Aim of the task ->
Reproduce exactly, with no pictures, each line from the opening of the material down through the line containing "from bokeh.resources import INLINE".

Source excerpt ->
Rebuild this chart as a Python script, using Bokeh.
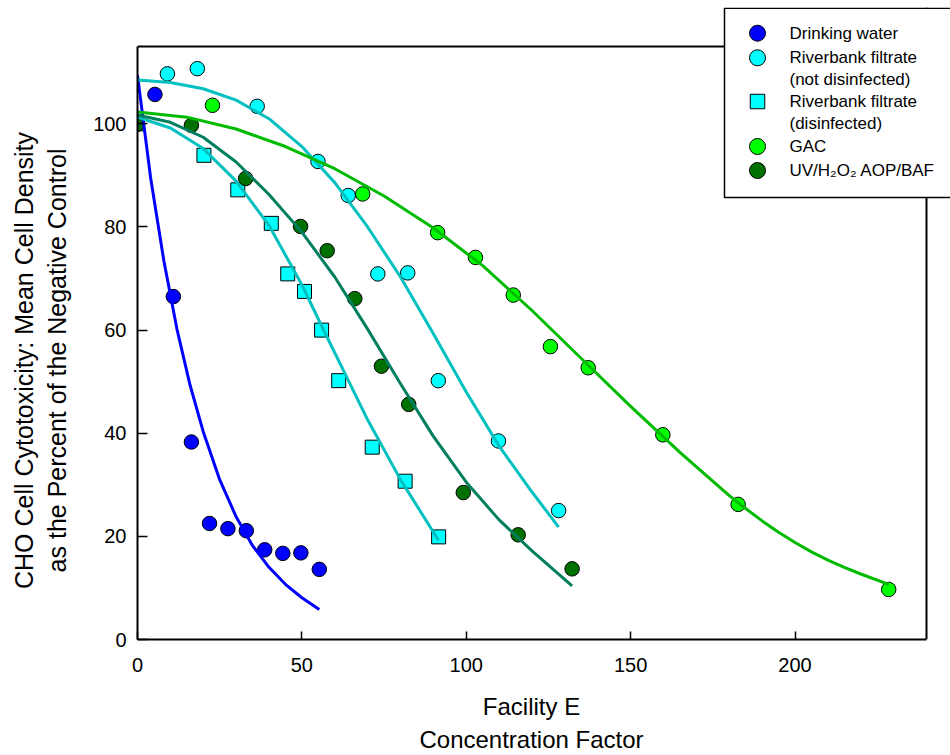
import math
from bokeh.plotting import figure
from bokeh.models import Range1d, FixedTicker, Span, BoxAnnotation, Label, Title
from bokeh.embed import file_html
from bokeh.resources import INLINE

# ---------------- data ----------------
x_ticks = [0, 50, 100, 150, 200]
y_ticks = [0, 20, 40, 60, 80, 100]

dw_x = [0, 5.3, 10.9, 16.4, 21.9, 27.5, 33.1, 38.7, 44.2, 49.7, 55.3]
dw_y = [100, 105.7, 66.5, 38.3, 22.5, 21.5, 21.1, 17.4, 16.7, 16.8, 13.6]
dw_fit_x = [0, 4, 8, 12, 16, 20, 25, 30, 35, 40, 45, 50, 55.3]
dw_fit_y = [109.4, 89.5, 73.5, 60.2, 49.3, 40.3, 31.0, 23.8, 18.2, 14.0, 10.7, 8.1, 5.8]

rbn_x = [0, 9.1, 18.2, 36.4, 54.9, 64.1, 73.1, 82.2, 91.5, 109.8, 128.1]
rbn_y = [100, 109.7, 110.7, 103.4, 92.7, 86.1, 70.9, 71.1, 50.2, 38.5, 25.0]
rbn_fit_x = [0, 10, 20, 30, 40, 50, 60, 70, 80, 90, 100, 110, 120, 128.1]
rbn_fit_y = [108.5, 108.0, 106.8, 104.6, 101.0, 95.6, 88.6, 80.0, 70.3, 59.3, 48.0, 37.5, 28.6, 21.8]

rbd_x = [0, 20.2, 30.5, 40.7, 45.7, 50.8, 56.0, 61.2, 71.4, 81.4, 91.6]
rbd_y = [100, 93.9, 87.2, 80.7, 70.9, 67.5, 60.0, 50.2, 37.3, 30.7, 19.9]
rbd_fit_x = [0, 10, 20, 30, 40, 50, 56, 62, 70, 80, 91.6]
rbd_fit_y = [101.3, 99.2, 95.2, 88.9, 80.3, 68.8, 60.8, 53.0, 42.6, 31.0, 19.2]

gac_x = [0, 22.8, 68.5, 91.3, 102.8, 114.3, 125.6, 137.1, 159.8, 182.7, 228.5]
gac_y = [100, 103.6, 86.4, 78.9, 74.1, 66.8, 56.8, 52.7, 39.7, 26.2, 9.7]
gac_fit_x = [0, 15, 30, 45, 60, 75, 90, 105, 120, 135, 150, 165, 180, 185, 190, 195,
             200, 205, 210, 215, 220, 228.5]
gac_fit_y = [102.3, 101.3, 99.0, 95.6, 91.3, 86.0, 79.8, 72.5, 63.8, 54.5, 45.2, 36.3,
             27.9, 25.4, 23.0, 20.8, 18.8, 17.0, 15.4, 14.0, 12.7, 10.7]

uv_x = [0, 16.4, 32.9, 49.6, 57.7, 66.1, 74.2, 82.5, 99.1, 115.8, 132.2]
uv_y = [100, 99.7, 89.4, 80.1, 75.4, 66.1, 53.0, 45.6, 28.5, 20.3, 13.7]
uv_fit_x = [0, 10, 20, 30, 40, 50, 60, 70, 80, 90, 100, 110, 120, 132.2]
uv_fit_y = [101.7, 100.3, 97.4, 92.6, 86.3, 79.0, 70.3, 60.2, 49.6, 39.4, 30.5, 23.2, 17.2, 10.4]

series_names = ["Drinking water", "Riverbank filtrate", "(not disinfected)",
                "Riverbank filtrate", "(disinfected)", "GAC", "UV/H\u2082O\u2082 AOP/BAF"]

x_label_lines = ["Facility E", "Concentration Factor"]
y_label_lines = ["CHO Cell Cytotoxicity: Mean Cell Density", "as the Percent of the Negative Control"]

# ---------------- layout (canvas pixels) ----------------
FONT = "Liberation Sans"
CANVAS_W, CANVAS_H = 950, 755
FRAME_L, FRAME_T, FRAME_R, FRAME_B = 137, 7, 950, 639
AX_X_END, AX_Y_END = 240, 115
AX_R_PX, AX_T_PX = 926, 46
ppx = (AX_R_PX - FRAME_L) / AX_X_END
ppy = (FRAME_B - AX_T_PX) / AX_Y_END
x_end = (FRAME_R - FRAME_L) / ppx
y_end = (FRAME_B - FRAME_T) / ppy

# Arial / Liberation Sans advance widths (1/1000 em) used to centre the axis titles
AW = {" ": 278, ":": 278, "(": 333, ")": 333, "C": 722, "D": 722, "E": 667, "F": 611,
      "H": 722, "M": 833, "N": 722, "O": 778, "P": 667, "a": 556, "c": 500, "e": 556,
      "f": 278, "g": 556, "h": 556, "i": 222, "l": 222, "n": 556, "o": 556, "r": 333,
      "s": 500, "t": 278, "v": 500, "x": 500, "y": 500}

def text_w(s, fs):
    return sum(AW.get(ch, 556) for ch in s) * fs / 1000.0

def sx(px):
    return px - FRAME_L

def sy(py):
    return FRAME_B - py

p = figure(width=CANVAS_W, height=CANVAS_H, output_backend="svg", toolbar_location=None,
           x_range=Range1d(0, x_end), y_range=Range1d(0, y_end), title=None,
           min_border_left=FRAME_L, min_border_right=CANVAS_W - FRAME_R,
           min_border_top=FRAME_T, min_border_bottom=CANVAS_H - FRAME_B)
p.outline_line_color = None
p.grid.visible = False
p.background_fill_color = "white"
p.border_fill_color = "white"

for ax, ticks, tin, so in ((p.xaxis, x_ticks, 8, 18), (p.yaxis, y_ticks, 10, 11)):
    ax.ticker = FixedTicker(ticks=ticks, minor_ticks=[])
    ax.major_tick_in = tin
    ax.major_tick_out = 0
    ax.minor_tick_in = 0
    ax.minor_tick_out = 0
    ax.axis_line_width = 2
    ax.axis_line_color = "black"
    ax.major_tick_line_width = 1.5
    ax.major_tick_line_color = "black"
    ax.major_label_text_font = FONT
    ax.major_label_text_font_size = "20px"
    ax.major_label_text_color = "black"
    ax.major_label_standoff = so
p.xaxis.bounds = (0, AX_X_END)
p.yaxis.bounds = (0, AX_Y_END)

# top and right lines of the axes box
p.add_layout(Span(location=AX_Y_END, dimension="width", line_color="black", line_width=2))
p.add_layout(Span(location=AX_X_END, dimension="height", line_color="black", line_width=2))

# ---------------- axis titles ----------------
XFS, YFS = 24, 25
x_centre, y_centre = 531, 360
t_xa = Title(text=x_label_lines[0], align="left", vertical_align="top",
             offset=x_centre - text_w(x_label_lines[0], XFS) / 2 - FRAME_L, standoff=36,
             text_font=FONT, text_font_size=f"{XFS}px", text_font_style="normal", text_color="black")
t_xb = Title(text=x_label_lines[1], align="left", vertical_align="top",
             offset=x_centre - text_w(x_label_lines[1], XFS) / 2 - FRAME_L, standoff=-28,
             text_font=FONT, text_font_size=f"{XFS}px", text_font_style="normal", text_color="black")
p.add_layout(t_xa, "below")
p.add_layout(t_xb, "below")

t_y2 = Title(text=y_label_lines[1], align="left", vertical_align="top",
             offset=FRAME_B - (y_centre + text_w(y_label_lines[1], YFS) / 2), standoff=33.6,
             text_font=FONT, text_font_size=f"{YFS}px", text_font_style="normal", text_color="black")
t_y1 = Title(text=y_label_lines[0], align="left", vertical_align="bottom",
             offset=FRAME_B - (y_centre + text_w(y_label_lines[0], YFS) / 2), standoff=-22.6,
             text_font=FONT, text_font_size=f"{YFS}px", text_font_style="normal", text_color="black")
p.add_layout(t_y2, "left")
p.add_layout(t_y1, "left")

# ---------------- data marks ----------------
ol = dict(line_color="black", line_width=1)
p.scatter(dw_x, dw_y, marker="circle", size=14.5, fill_color="#0000FF", **ol)
p.scatter(rbn_x, rbn_y, marker="circle", size=14.5, fill_color="#00FFFF", **ol)
p.scatter(rbd_x, rbd_y, marker="square", size=14, fill_color="#00FFFF", **ol)
p.scatter(gac_x, gac_y, marker="circle", size=14.5, fill_color="#00FF00", **ol)
p.scatter(uv_x, uv_y, marker="circle", size=14.5, fill_color="#007000", **ol)

lk = dict(line_width=3, line_join="round", line_cap="butt")
p.line(dw_fit_x, dw_fit_y, line_color="#0000FF", **lk)
p.line(rbn_fit_x, rbn_fit_y, line_color="#00C0C0", **lk)
p.line(rbd_fit_x, rbd_fit_y, line_color="#00C0C0", **lk)
p.line(gac_fit_x, gac_fit_y, line_color="#00BB00", **lk)
p.line(uv_fit_x, uv_fit_y, line_color="#007F5F", **lk)

# ---------------- legend ----------------
p.add_layout(BoxAnnotation(left=sx(724), right=sx(953), top=sy(7.75), bottom=sy(197),
                           left_units="screen", right_units="screen", top_units="screen",
                           bottom_units="screen", fill_color="white", fill_alpha=1.0,
                           line_color="black", line_width=1.5, line_alpha=1.0))
row_py = [32.7, 57.3, 79.3, 101.0, 123.3, 146.0, 170.0]
for txt, py in zip(series_names, row_py):
    p.add_layout(Label(x=sx(789), y=sy(py), x_units="screen", y_units="screen", text=txt,
                       text_font=FONT, text_font_size="17px", text_align="left",
                       text_baseline="middle", text_color="black", level="overlay"))
leg_x = (757 - FRAME_L) / ppx
leg_marks = [(row_py[0], "circle", "#0000FF"), (row_py[1], "circle", "#00FFFF"),
             (row_py[3], "square", "#00FFFF"), (row_py[5], "circle", "#00FF00"),
             (row_py[6], "circle", "#007000")]
for py, mk, col in leg_marks:
    r = p.scatter([leg_x], [(FRAME_B - py) / ppy], marker=mk,
                  size=16 if mk == "circle" else 14.5, fill_color=col, **ol)
    r.level = "overlay"

open("out.html", "w").write(file_html(p, INLINE))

Exercise output ->
Rebuild this chart as a Python script, using Bokeh.
import math
from bokeh.plotting import figure
from bokeh.models import Range1d, FixedTicker, Span, BoxAnnotation, Label, Title
from bokeh.embed import file_html
from bokeh.resources import INLINE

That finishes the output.